Innovation doesn’t happen in isolation. It doesn’t live only in meeting rooms, strategy decks, or quarterly plans. And it doesn’t live only in classrooms, theories, or textbooks. Real innovation happens in the space between thinking and doing, when ideas are tested and assumptions are challenged by fresh thinking. That space is where collaboration between the private sector and academic institutions becomes powerful.
This semester, Wakilni partnered with the American University of Beirut’s Suliman S. Olayan School of Business as part of a newly developed course in Innovation Management. Wakilni was selected as the case study, and students were given a practical challenge rooted in our daily operations: rethinking how we communicate our Golden Rules to drivers clearly and effectively, without overwhelming them.
At Wakilni, a Golden Rule is a client-specific instruction set created to guide deliveries. It includes special notes, preferences, or requirements shared by the client to ensure accurate and consistent handling of their orders. Over time, as operations grew and client needs evolved, these rules expanded. While they remained essential, they also became denser, carrying a lot of important information at once.
The challenge wasn’t about the relevance of the Golden Rules, but about how they were experienced by drivers in real conditions. Drivers often receive these instructions alongside many other operational messages, under time pressure and during active routes. The question the students explored was simple but critical: how do you preserve clarity when the information itself is necessary, but its volume can become overwhelming?

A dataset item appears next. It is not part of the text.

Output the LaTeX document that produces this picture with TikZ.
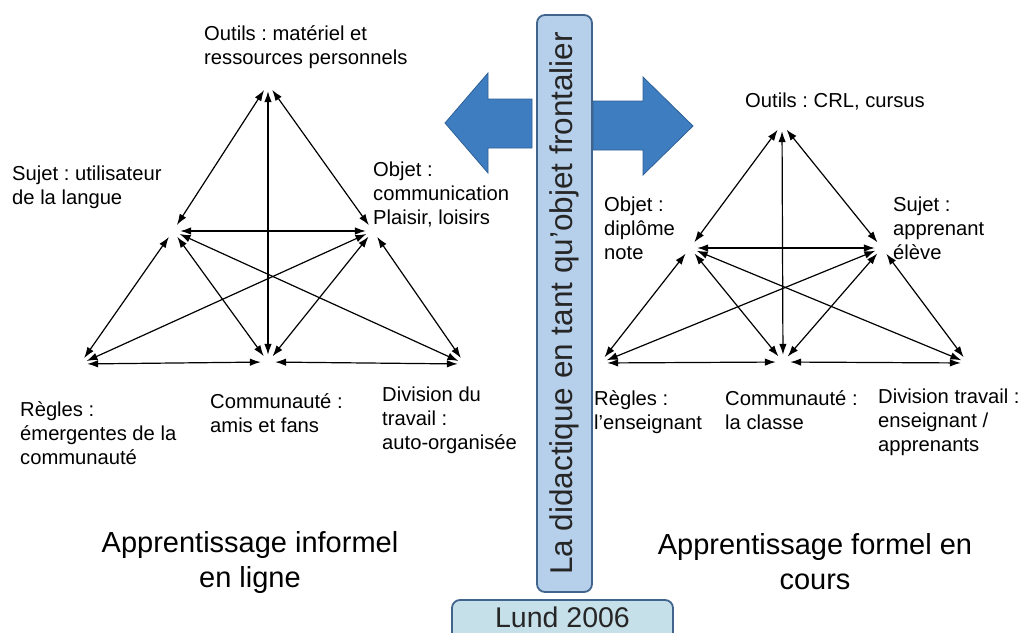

To understand this properly, the collaboration went beyond theoretical work. Throughout the semester, student teams visited Wakilni’s offices in Beqaa, Beirut, and Dekwaneh, where they met with fleet supervisors and operations managers. They observed how Golden Rules are currently communicated, discussed how they are reinforced, and listened to the realities teams face on the ground. Some teams also surveyed drivers to collect direct feedback on how Golden Rules are perceived, which types of instructions are easiest to absorb, and where confusion or fatigue tends to appear. These conversations grounded the project in lived experience rather than assumptions.
By Demo Day, each group presented its perspective on how Golden Rules could be communicated more effectively, whether through clearer prioritization, improved structure, or better timing. Wakilni’s management team joined the session as part of the jury, engaging directly with the students, asking questions, and evaluating the proposals through the lens of operational clarity, feasibility, and real-world impact.
Not every idea is meant to be implemented, and that was never the goal. What mattered was the process itself: seeing familiar systems through fresh eyes and allowing space for constructive questioning.
For the students, the experience demonstrated that innovation doesn’t happen in controlled environments. It happens within imperfect systems, human constraints, and competing priorities. For Wakilni, the collaboration reinforced the importance of pausing to examine everyday practices, especially when they seem to be working.
As Dr. Ziad El-Awad, Assistant Professor of Entrepreneurship at the Suliman S. Olayan School of Business, AUB, reflected: “Companies are often deeply immersed in their own realities, their pressures and boundaries. Collaboration with universities opens a different lens. It challenges assumptions and allows organizations to understand their problems in new ways.”
Opening our operations to an academic lens was ultimately about strengthening how we think about everyday work. Because often, the most meaningful improvements begin with a simple question we don’t ask often enough: why this way?